WHAT IS EXPECTED =
Only the lines from the start of the data through the line containing "import plotly.graph_objects as go" should be written out, exactly as they are, with both ends included and the pictures left out.
______________________________
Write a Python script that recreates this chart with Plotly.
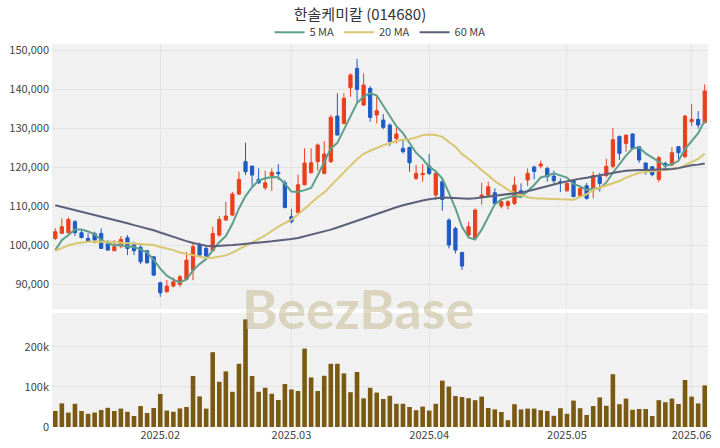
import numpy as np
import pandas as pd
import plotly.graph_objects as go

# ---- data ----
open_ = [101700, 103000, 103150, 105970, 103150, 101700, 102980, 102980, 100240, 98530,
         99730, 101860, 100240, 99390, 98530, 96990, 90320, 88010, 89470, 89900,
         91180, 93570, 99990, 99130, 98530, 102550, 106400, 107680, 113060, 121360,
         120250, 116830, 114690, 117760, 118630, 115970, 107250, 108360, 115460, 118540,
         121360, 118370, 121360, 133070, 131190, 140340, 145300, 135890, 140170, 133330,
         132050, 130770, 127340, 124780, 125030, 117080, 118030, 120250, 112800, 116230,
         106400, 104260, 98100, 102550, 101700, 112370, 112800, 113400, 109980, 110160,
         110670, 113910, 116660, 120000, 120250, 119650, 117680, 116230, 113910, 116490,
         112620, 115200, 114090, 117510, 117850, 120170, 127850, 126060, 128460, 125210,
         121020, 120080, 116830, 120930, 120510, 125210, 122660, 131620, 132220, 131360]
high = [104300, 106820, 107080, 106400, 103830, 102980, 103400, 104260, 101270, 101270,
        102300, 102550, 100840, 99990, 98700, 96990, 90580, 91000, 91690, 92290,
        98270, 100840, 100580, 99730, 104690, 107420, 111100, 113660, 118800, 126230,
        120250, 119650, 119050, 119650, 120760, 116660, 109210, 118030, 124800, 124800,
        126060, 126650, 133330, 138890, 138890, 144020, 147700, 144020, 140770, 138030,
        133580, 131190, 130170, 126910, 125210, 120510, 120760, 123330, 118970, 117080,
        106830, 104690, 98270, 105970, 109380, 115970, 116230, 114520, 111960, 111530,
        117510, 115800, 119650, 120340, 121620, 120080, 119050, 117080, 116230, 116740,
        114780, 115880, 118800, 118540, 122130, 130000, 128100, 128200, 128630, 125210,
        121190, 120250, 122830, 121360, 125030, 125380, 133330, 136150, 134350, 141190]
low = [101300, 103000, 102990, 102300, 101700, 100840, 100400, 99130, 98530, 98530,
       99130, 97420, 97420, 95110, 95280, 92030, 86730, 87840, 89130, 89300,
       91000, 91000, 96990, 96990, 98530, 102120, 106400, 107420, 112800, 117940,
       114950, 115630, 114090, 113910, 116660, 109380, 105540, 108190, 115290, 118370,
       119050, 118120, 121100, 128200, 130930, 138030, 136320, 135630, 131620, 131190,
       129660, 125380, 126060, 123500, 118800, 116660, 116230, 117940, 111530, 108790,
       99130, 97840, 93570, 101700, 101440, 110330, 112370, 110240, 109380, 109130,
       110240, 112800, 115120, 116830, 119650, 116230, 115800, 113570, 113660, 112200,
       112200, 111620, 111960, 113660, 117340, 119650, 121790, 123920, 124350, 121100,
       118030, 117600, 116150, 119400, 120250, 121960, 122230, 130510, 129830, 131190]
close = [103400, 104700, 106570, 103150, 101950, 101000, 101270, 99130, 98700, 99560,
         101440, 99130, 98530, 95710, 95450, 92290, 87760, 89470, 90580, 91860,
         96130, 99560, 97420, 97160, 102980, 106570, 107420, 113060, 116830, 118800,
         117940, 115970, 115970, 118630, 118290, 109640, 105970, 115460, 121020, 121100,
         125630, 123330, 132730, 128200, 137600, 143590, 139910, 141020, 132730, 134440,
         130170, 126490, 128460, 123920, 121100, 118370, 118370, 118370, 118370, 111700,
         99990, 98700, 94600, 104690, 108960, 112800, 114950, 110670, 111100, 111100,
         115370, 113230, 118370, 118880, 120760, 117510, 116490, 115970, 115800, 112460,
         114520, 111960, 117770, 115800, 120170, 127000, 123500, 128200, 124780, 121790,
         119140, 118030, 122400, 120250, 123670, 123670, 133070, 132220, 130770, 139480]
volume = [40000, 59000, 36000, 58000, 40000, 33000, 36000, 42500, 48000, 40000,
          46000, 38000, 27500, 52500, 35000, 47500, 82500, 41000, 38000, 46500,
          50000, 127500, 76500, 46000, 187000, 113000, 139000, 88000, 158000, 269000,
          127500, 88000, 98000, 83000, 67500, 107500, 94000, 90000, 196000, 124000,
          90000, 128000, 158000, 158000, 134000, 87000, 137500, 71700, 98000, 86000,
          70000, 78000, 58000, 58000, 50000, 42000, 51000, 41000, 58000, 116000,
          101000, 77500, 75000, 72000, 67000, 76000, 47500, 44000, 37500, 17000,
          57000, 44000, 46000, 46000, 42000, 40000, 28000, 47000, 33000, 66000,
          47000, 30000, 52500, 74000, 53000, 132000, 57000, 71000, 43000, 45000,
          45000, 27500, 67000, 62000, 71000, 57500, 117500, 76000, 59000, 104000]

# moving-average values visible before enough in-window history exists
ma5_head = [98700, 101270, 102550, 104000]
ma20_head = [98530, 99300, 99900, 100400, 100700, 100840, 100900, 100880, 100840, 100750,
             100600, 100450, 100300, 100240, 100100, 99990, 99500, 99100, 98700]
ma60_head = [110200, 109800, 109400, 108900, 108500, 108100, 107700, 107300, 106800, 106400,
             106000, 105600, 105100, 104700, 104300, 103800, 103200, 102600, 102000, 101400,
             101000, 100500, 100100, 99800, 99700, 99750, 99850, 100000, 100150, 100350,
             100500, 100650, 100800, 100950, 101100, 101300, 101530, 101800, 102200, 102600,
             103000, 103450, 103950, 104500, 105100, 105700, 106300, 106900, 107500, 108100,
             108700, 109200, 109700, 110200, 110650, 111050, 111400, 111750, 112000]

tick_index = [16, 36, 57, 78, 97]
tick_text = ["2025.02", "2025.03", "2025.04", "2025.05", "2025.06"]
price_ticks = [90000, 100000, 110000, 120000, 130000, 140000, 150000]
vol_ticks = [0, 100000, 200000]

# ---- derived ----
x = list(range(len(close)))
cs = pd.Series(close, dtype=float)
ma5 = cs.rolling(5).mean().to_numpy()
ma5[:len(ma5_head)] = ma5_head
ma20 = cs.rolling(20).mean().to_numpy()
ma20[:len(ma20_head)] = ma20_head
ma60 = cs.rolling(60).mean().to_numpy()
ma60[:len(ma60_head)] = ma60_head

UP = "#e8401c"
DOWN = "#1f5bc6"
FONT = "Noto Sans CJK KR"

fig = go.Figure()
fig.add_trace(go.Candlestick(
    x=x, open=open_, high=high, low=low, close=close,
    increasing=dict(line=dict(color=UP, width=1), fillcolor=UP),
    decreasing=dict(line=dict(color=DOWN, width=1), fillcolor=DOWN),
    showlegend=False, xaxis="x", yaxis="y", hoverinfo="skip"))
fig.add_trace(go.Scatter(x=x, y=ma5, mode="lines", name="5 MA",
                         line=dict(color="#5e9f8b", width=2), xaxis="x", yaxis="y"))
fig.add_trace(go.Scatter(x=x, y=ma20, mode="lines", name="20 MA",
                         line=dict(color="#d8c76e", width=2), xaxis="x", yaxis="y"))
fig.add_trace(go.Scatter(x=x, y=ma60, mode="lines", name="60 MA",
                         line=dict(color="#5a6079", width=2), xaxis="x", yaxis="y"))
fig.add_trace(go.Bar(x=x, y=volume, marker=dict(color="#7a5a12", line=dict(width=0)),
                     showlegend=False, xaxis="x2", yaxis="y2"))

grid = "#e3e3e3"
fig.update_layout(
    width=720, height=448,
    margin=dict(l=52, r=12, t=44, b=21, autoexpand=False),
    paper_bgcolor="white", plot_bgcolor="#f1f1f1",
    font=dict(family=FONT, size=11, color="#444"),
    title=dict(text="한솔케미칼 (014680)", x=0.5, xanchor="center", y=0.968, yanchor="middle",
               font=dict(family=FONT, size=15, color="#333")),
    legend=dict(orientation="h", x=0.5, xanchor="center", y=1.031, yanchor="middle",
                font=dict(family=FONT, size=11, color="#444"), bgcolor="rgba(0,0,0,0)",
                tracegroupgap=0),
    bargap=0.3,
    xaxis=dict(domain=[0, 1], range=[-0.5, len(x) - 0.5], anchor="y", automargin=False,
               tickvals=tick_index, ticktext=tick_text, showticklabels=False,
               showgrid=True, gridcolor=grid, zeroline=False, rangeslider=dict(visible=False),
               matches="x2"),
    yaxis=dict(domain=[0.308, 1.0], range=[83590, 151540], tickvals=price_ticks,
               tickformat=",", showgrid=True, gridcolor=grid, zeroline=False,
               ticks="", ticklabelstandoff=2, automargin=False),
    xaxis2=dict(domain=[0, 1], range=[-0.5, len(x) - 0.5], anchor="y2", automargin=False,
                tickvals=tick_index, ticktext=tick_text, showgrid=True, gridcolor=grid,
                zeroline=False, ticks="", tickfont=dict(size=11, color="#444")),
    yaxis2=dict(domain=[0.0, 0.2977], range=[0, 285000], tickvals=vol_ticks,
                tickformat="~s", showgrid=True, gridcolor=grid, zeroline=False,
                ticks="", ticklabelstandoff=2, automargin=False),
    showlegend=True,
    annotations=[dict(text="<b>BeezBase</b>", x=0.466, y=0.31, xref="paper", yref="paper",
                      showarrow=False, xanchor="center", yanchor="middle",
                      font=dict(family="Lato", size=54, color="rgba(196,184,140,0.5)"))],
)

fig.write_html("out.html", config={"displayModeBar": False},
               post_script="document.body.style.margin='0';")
______________________________
EXERCISE RESULT =
Write a Python script that recreates this chart with Plotly.
import numpy as np
import pandas as pd
import plotly.graph_objects as go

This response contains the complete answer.